▸ Directive
Single out the lines of the material that contain "picture" and copy them.

— Start of Given records —

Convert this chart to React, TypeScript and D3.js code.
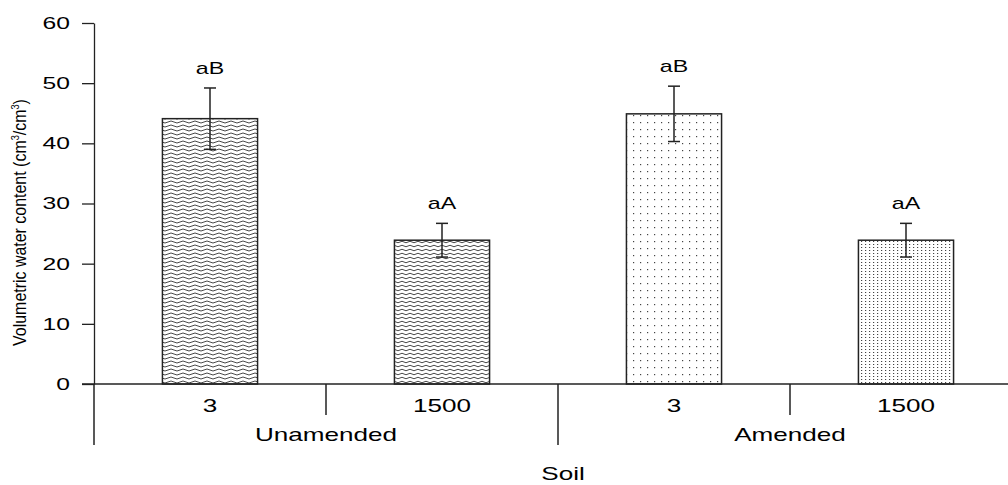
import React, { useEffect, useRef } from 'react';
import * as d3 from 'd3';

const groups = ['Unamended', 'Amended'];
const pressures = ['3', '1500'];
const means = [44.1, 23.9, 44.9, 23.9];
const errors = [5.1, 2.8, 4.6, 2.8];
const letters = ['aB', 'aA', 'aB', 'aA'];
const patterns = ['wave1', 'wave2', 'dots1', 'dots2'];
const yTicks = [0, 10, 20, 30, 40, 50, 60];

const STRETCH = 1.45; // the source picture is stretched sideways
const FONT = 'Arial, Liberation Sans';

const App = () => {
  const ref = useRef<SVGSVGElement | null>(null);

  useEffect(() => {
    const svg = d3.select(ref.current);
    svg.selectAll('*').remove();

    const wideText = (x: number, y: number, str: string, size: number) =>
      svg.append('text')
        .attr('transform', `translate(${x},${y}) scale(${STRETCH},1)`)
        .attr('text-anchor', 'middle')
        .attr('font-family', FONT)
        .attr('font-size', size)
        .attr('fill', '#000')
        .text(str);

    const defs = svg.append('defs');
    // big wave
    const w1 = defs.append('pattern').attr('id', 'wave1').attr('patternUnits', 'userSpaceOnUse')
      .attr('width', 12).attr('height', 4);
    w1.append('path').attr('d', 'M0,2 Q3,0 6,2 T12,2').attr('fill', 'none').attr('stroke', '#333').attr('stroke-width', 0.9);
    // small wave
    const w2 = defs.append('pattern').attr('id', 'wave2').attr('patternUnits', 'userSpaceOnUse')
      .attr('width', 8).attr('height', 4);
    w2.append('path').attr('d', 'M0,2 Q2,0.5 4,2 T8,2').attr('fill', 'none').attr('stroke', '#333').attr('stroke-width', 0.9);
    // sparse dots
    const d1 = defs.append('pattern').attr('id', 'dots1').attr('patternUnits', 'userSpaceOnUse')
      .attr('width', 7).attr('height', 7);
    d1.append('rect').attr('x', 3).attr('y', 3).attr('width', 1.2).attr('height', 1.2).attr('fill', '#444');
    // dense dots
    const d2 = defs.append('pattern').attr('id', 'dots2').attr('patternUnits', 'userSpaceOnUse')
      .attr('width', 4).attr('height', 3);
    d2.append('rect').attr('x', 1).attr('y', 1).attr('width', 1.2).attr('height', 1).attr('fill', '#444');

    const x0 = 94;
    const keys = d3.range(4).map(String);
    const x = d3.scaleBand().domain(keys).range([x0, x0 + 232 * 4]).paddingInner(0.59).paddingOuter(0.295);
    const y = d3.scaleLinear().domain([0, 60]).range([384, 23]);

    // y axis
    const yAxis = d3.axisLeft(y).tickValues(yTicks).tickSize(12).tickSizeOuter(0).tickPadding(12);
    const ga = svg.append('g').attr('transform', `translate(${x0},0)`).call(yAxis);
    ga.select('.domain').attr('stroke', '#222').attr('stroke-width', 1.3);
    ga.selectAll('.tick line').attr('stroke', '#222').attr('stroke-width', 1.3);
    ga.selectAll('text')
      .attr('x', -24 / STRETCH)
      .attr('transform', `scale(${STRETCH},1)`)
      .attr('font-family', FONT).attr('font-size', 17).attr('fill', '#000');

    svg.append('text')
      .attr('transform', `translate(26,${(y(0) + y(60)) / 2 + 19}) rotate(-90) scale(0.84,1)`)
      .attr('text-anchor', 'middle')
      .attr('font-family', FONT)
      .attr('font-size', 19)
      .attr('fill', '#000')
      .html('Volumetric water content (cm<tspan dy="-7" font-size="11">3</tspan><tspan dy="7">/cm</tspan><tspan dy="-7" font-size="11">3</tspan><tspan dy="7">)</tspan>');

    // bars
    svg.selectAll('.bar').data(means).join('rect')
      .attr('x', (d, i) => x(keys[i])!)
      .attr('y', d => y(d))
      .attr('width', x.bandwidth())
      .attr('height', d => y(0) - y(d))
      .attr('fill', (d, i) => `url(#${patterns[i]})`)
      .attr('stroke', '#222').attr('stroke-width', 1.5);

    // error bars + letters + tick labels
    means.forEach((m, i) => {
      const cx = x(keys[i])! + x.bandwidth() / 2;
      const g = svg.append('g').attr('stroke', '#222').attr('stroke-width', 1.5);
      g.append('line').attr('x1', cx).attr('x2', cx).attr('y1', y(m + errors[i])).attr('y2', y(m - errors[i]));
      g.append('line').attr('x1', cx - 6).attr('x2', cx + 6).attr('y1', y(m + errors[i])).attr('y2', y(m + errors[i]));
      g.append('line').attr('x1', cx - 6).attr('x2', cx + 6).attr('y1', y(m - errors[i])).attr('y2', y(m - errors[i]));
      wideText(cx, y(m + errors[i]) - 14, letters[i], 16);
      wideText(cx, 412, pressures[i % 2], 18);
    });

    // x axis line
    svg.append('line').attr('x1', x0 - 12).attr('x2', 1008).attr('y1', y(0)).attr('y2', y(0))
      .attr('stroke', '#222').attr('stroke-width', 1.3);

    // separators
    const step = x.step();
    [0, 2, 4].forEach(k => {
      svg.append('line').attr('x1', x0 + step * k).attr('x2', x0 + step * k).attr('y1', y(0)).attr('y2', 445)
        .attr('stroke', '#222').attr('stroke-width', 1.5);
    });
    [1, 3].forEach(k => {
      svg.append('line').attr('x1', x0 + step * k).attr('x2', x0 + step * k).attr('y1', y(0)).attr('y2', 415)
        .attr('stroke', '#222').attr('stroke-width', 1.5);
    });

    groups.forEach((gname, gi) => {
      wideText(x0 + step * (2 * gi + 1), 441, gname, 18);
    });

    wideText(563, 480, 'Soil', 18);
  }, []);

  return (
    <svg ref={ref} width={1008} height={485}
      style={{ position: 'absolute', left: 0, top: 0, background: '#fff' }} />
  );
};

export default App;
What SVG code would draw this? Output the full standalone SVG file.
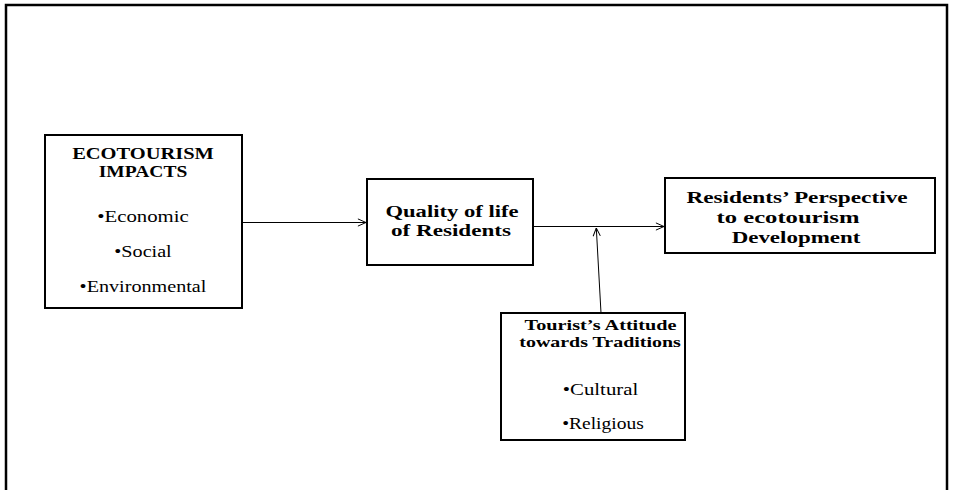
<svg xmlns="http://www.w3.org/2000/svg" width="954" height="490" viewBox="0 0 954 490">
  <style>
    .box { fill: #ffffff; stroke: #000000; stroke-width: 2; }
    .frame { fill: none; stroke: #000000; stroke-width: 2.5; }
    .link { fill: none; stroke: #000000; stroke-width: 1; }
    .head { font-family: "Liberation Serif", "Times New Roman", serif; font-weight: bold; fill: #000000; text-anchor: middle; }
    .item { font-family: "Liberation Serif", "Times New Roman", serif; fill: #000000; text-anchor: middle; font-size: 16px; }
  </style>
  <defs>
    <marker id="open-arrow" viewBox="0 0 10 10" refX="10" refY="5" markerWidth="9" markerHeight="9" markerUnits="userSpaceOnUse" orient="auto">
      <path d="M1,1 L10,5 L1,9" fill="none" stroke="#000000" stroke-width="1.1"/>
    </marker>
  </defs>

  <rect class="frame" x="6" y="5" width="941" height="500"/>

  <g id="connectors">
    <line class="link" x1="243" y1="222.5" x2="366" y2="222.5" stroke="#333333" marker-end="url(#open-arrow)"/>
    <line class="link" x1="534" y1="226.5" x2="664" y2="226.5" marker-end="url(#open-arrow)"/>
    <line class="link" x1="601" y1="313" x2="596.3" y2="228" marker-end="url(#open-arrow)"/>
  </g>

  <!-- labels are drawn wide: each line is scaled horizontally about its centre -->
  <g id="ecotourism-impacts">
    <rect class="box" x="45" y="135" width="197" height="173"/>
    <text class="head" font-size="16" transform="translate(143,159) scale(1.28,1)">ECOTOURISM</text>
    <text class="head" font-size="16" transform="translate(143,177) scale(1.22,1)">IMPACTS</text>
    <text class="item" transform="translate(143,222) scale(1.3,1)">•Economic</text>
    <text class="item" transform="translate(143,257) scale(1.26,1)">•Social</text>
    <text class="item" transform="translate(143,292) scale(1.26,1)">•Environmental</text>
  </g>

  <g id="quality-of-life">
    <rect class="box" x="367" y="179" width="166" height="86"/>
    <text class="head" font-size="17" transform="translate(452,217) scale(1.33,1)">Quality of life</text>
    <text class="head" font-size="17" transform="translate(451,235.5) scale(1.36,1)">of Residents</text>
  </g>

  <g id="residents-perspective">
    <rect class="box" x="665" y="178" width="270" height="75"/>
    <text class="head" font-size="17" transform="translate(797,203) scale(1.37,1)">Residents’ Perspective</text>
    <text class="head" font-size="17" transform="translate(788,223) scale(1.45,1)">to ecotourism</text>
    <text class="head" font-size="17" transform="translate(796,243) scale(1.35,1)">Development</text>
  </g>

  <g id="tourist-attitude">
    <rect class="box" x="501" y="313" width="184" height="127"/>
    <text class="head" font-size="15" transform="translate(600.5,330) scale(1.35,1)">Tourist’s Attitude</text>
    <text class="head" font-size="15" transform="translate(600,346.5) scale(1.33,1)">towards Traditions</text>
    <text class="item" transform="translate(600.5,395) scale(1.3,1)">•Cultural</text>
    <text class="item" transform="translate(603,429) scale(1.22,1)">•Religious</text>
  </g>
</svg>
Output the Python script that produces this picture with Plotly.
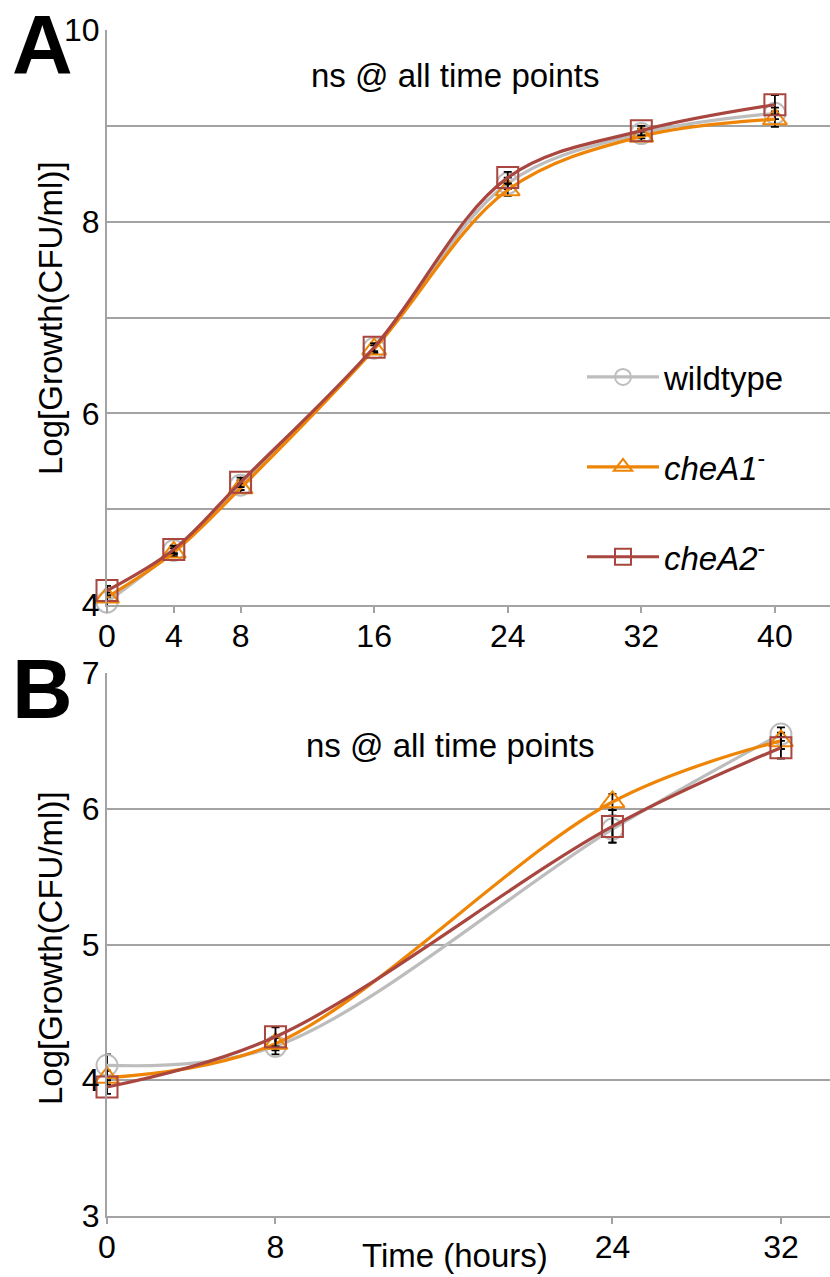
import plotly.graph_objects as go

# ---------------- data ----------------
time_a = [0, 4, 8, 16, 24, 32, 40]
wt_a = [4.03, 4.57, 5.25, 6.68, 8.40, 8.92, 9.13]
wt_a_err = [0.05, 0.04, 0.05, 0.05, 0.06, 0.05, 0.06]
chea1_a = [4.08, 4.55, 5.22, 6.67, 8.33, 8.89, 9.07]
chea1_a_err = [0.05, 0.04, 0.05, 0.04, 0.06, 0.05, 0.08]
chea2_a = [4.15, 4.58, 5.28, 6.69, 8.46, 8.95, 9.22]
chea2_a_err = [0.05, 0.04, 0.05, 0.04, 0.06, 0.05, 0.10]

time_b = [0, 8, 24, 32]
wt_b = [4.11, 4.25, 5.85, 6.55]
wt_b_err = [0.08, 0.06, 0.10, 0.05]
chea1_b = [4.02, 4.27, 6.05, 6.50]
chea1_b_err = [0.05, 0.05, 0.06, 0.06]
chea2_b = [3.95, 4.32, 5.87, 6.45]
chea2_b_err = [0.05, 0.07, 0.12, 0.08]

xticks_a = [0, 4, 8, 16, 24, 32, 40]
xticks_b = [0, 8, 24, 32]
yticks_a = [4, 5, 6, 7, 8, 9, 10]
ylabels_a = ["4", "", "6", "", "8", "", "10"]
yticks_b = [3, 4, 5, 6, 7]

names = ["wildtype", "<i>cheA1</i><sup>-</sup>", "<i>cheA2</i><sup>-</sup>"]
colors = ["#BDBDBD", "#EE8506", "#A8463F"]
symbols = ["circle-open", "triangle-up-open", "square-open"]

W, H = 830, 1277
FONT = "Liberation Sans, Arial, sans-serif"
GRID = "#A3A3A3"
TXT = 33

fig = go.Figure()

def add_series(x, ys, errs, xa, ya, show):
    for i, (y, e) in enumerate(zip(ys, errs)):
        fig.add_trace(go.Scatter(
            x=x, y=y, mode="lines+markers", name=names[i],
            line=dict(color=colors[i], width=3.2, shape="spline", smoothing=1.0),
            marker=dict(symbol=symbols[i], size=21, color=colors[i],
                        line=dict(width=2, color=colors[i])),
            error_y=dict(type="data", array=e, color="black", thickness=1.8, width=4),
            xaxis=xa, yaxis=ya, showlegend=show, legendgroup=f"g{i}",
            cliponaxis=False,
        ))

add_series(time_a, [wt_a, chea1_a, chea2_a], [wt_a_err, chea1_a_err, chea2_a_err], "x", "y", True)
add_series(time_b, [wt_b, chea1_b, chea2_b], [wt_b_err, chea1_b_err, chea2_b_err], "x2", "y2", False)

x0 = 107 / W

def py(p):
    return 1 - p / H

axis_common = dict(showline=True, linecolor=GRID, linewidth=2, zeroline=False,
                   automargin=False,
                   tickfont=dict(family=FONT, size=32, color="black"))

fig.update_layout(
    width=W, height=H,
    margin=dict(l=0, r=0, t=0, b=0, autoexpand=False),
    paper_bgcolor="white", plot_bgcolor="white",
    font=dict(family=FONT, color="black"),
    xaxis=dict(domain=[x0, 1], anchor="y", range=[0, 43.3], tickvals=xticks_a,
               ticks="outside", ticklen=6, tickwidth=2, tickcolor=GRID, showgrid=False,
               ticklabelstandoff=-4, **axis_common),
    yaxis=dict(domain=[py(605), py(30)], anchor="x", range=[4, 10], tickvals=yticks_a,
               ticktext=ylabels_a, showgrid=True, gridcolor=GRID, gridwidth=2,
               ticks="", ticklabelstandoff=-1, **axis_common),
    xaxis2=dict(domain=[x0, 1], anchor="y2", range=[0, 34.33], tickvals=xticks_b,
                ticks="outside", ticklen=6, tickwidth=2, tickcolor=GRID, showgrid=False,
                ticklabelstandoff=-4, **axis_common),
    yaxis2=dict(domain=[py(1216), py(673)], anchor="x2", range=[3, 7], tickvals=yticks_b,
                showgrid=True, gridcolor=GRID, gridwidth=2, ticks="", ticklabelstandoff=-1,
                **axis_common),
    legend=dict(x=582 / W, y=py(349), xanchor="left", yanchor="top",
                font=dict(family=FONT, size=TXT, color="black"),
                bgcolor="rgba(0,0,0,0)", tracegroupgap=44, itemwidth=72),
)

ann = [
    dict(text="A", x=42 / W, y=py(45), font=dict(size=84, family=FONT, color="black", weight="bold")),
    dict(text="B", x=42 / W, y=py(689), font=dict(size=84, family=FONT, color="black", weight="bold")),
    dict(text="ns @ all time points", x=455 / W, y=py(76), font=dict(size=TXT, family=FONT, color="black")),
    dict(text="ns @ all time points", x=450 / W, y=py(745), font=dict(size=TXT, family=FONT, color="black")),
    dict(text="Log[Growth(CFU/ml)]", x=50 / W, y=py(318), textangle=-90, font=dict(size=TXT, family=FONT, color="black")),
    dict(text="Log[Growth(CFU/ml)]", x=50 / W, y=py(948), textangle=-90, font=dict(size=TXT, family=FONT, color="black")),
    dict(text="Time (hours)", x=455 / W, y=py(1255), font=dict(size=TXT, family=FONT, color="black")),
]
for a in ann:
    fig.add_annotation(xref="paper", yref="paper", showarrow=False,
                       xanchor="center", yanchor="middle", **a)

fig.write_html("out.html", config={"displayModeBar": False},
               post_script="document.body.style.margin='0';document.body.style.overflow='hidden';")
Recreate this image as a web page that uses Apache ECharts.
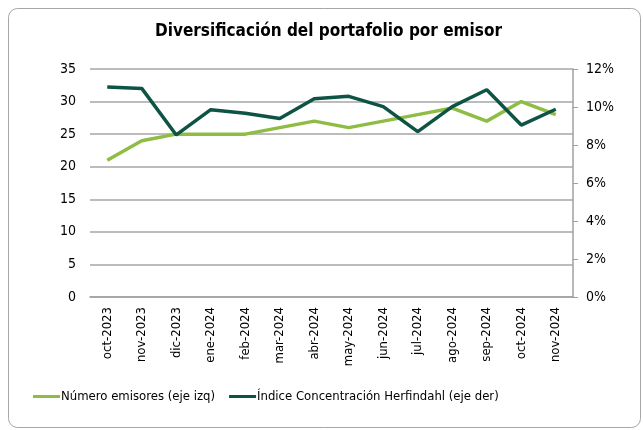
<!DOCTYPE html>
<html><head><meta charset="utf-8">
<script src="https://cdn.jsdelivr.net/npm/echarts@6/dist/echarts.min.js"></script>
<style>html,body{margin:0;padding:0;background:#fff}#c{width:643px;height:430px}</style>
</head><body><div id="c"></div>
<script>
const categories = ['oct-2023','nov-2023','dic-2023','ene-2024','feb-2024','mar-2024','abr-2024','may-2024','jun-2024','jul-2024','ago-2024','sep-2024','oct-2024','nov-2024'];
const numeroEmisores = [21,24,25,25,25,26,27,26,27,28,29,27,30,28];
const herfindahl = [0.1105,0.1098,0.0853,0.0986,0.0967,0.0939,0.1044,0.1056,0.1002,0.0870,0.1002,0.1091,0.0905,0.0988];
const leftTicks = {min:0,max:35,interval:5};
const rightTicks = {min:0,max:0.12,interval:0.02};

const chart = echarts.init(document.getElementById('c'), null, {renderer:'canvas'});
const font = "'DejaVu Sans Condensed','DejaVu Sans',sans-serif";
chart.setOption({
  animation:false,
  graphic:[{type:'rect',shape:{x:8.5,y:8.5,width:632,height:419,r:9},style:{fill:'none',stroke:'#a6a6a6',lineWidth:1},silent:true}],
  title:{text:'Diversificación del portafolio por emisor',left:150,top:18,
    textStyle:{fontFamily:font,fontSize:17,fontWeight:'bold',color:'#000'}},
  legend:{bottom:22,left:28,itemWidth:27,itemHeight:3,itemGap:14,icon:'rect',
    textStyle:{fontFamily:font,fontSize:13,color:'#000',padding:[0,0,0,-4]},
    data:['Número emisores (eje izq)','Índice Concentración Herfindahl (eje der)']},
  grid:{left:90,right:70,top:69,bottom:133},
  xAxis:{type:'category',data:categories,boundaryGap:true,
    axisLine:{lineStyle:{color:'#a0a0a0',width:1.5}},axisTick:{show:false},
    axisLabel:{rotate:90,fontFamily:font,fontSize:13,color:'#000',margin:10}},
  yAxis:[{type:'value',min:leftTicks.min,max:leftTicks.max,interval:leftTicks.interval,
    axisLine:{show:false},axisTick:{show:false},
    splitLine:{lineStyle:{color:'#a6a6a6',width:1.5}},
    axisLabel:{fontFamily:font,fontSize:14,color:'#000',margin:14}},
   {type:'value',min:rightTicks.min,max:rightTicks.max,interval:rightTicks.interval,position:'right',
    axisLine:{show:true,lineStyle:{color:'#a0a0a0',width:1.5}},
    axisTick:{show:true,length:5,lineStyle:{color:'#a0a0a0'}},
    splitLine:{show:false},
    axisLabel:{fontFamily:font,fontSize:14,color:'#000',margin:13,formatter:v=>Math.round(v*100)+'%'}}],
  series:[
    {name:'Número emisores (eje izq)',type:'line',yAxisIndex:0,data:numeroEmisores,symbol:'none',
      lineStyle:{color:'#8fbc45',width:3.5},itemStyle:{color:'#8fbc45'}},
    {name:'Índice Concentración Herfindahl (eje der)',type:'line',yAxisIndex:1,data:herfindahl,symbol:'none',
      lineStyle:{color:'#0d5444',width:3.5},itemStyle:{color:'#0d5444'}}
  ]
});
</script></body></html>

— End of Given records —

▸ Expected answer
const STRETCH = 1.45; // the source picture is stretched sideways
Output the Python script that produces this picture with Plotly.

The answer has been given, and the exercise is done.